Het idee doet denken aan de (iets grotere) problematiek van de Europese boeren. We zien graag een koe in de wei en een boerenknecht die langzaam met een praam door de vaarten dregt. Maar voor die diensten krijgt de boer niets, en dus verdwijnt de praam en verrijzen grote stallen in het landschap. Wat hieraan te doen?

Het antwoord ligt natuurlijk bij Coase. Bij externe effecten is het efficiënt om een contract te sluiten tussen de betrokken partijen waarbij iedereen krijgt wat hij/zij wil. Dat kan alleen als de eigendomsrechten goed vastliggen.

Voor beide problemen is dat hier het geval. De landschapsconsument ziet zich vertegenwoordigd door de staat, die boeren betaalt om aan landschapsbeheer te doen. Een directe betaling voor een dienst, dat is efficiënter dan het beïnvloeden van bijvoorbeeld de melkprijs zoals Europa jarenlang deed. En ook voor wat betreft de winkeliers kan het best nuttig zijn om de externe effecten contractueel te compenseren door te betalen voor het drijven van een authentieke winkel. Maar om dat te doen door in te grijpen in de huurprijs, dat lijkt een slecht idee. Daarmee wordt namelijk de verhuurder gedupeerd, en die is geen partij bij de externe effecten. Dat heeft weer gevolgen voor de bouw van nieuwe panden en de kansen van toekomstige kleine winkels. Want wie verhuurt nog aan een kleine winkelier als daarmee de toekomstige huur gemaximeerd wordt?

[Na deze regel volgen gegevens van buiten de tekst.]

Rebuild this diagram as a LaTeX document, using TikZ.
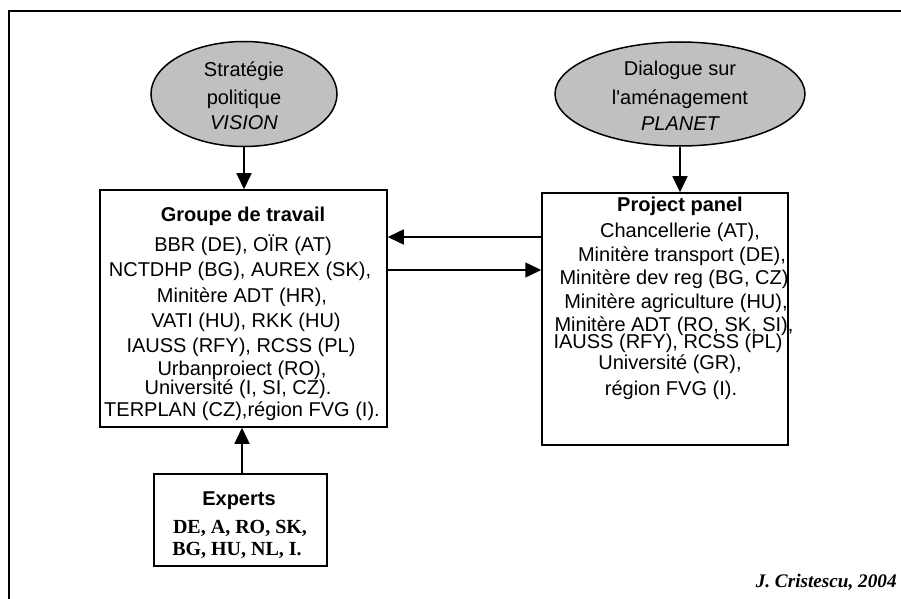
\documentclass[tikz,border=0pt]{standalone}
\usepackage{fontspec}
\setmainfont{Liberation Serif}
\setsansfont{Liberation Sans}
\usetikzlibrary{shapes.geometric,arrows.meta,fit}
\begin{document}
\begin{tikzpicture}[x=0.5pt,y=-0.5pt,
  font=\fontsize{10}{12}\selectfont,
  boxnode/.style={draw, line width=0.75pt, inner sep=0pt},
  bubble/.style={draw, ellipse, line width=0.75pt, fill=bubblegray, inner sep=0pt},
  txt/.style={font=\fontsize{10}{12}\selectfont\sffamily, inner sep=0pt, anchor=base},
  ttl/.style={txt, font=\fontsize{10}{12}\selectfont\sffamily\bfseries},
  serifb/.style={txt, font=\fontsize{10}{12}\selectfont\rmfamily\bfseries},
  arr/.style={line width=0.75pt, -{Triangle[length=8pt,width=7.5pt]}}
]
\definecolor{bubblegray}{RGB}{192,192,192}
\useasboundingbox (0,0) rectangle (901,599);

% outer frame
\coordinate (fa) at (9,599);
\coordinate (fb) at (9,11);
\coordinate (fc) at (901,11);
\draw[line width=1pt] (fa) -- (fb) -- (fc);

% ellipses
\node[bubble, minimum width=93pt, minimum height=52.5pt] (e1) at (244,94) {};
\node[bubble, minimum width=125pt, minimum height=52pt] (e2) at (680,94) {};
\node[txt] (e1a) at (244,77) {Stratégie};
\node[txt] (e1b) at (244,105) {politique};
\node[txt] (e1c) at (244,130) {\itshape VISION};
\node[txt] (e2a) at (680,76) {Dialogue sur};
\node[txt] (e2b) at (680,105) {l\textquotesingle aménagement};
\node[txt] (e2c) at (680,131) {\itshape PLANET};

% boxes
\node[boxnode, fit={(100,190) (387,427)}] (b1) {};
\node[boxnode, fit={(542,193) (788,445)}] (b2) {};
\node[boxnode, fit={(154,474) (327,566)}] (b3) {};

% box 1 text
\node[ttl] (g0) at (243,222) {Groupe de travail};
\node[txt] (g1) at (243,251) {BBR (DE), OÏR (AT)};
\node[txt] (g2) at (240,277) {NCTDHP (BG), AUREX (SK),};
\node[txt] (g3) at (242,303) {Minitère ADT (HR),};
\node[txt] (g4) at (246,328) {VATI (HU), RKK (HU)};
\node[txt] (g5) at (241,352) {IAUSS (RFY), RCSS (PL)};
\node[txt] (g6) at (242,375) {Urbanproiect (RO),};
\node[txt] (g7) at (238,394) {Université (I, SI, CZ).};
\node[txt] (g8) at (242,416) {TERPLAN (CZ),région FVG (I).};

% box 2 text
\node[ttl] (p0) at (680,212) {Project panel};
\node[txt] (p1) at (680,238) {Chancellerie (AT),};
\node[txt] (p2) at (682,262) {Minitère transport (DE),};
\node[txt] (p3) at (674,285) {Minitère dev reg (BG, CZ)};
\node[txt] (p4) at (676,308) {Minitère agriculture (HU),};
\node[txt] (p5) at (674,331) {Minitère ADT (RO, SK, SI),};
\node[txt] (p6) at (668,349) {IAUSS (RFY), RCSS (PL)};
\node[txt] (p7) at (670,370) {Université (GR),};
\node[txt] (p8) at (671,395) {région FVG (I).};

% experts text
\node[ttl] (x0) at (239,505) {Experts};
\node[serifb] (x1) at (240,533) {DE, A, RO, SK,};
\node[serifb] (x2) at (237,555) {BG, HU, NL, I.};

% credit
\node[txt, anchor=base east, font=\fontsize{9.6}{11}\selectfont\rmfamily\bfseries\itshape] (cr) at (897,587) {J. Cristescu, 2004};

% connectors
\draw[arr] (e1.south) -- (e1.south |- b1.north);
\draw[arr] (e2.south) -- (e2.south |- b2.north);
\draw[arr] (b2.west |- 0,237) -- (b1.east |- 0,237);
\draw[arr] (b1.east |- 0,270) -- (b2.west |- 0,270);
\draw[arr] (b3.north -| 242,0) -- (b1.south -| 242,0);
\end{tikzpicture}
\end{document}
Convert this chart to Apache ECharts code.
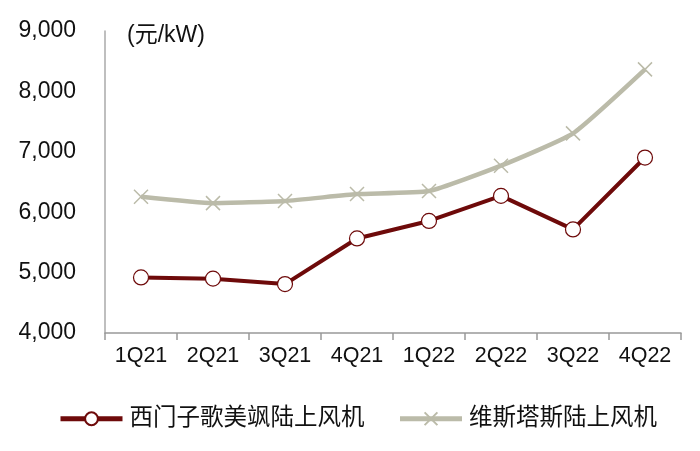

Het is een voorbeeld van zichtbare en onzichtbare kosten: een directe subsidie voor authenticiteit kost geld en het bevriezen van de huur niet, zo lijkt het. Maar wie verder nadenkt ziet dat het verstoren van de markt uiteindelijk tot meer verlies leidt dan een directe betaling. Oude koek, lees het na in Bastiat*. Meer Coase in de praktijk hier.

[*] De link naar Bastiat in deze post werkt niet meer. Alternatieven: Gutenberg, Archive.org. (Dank aan Enno.)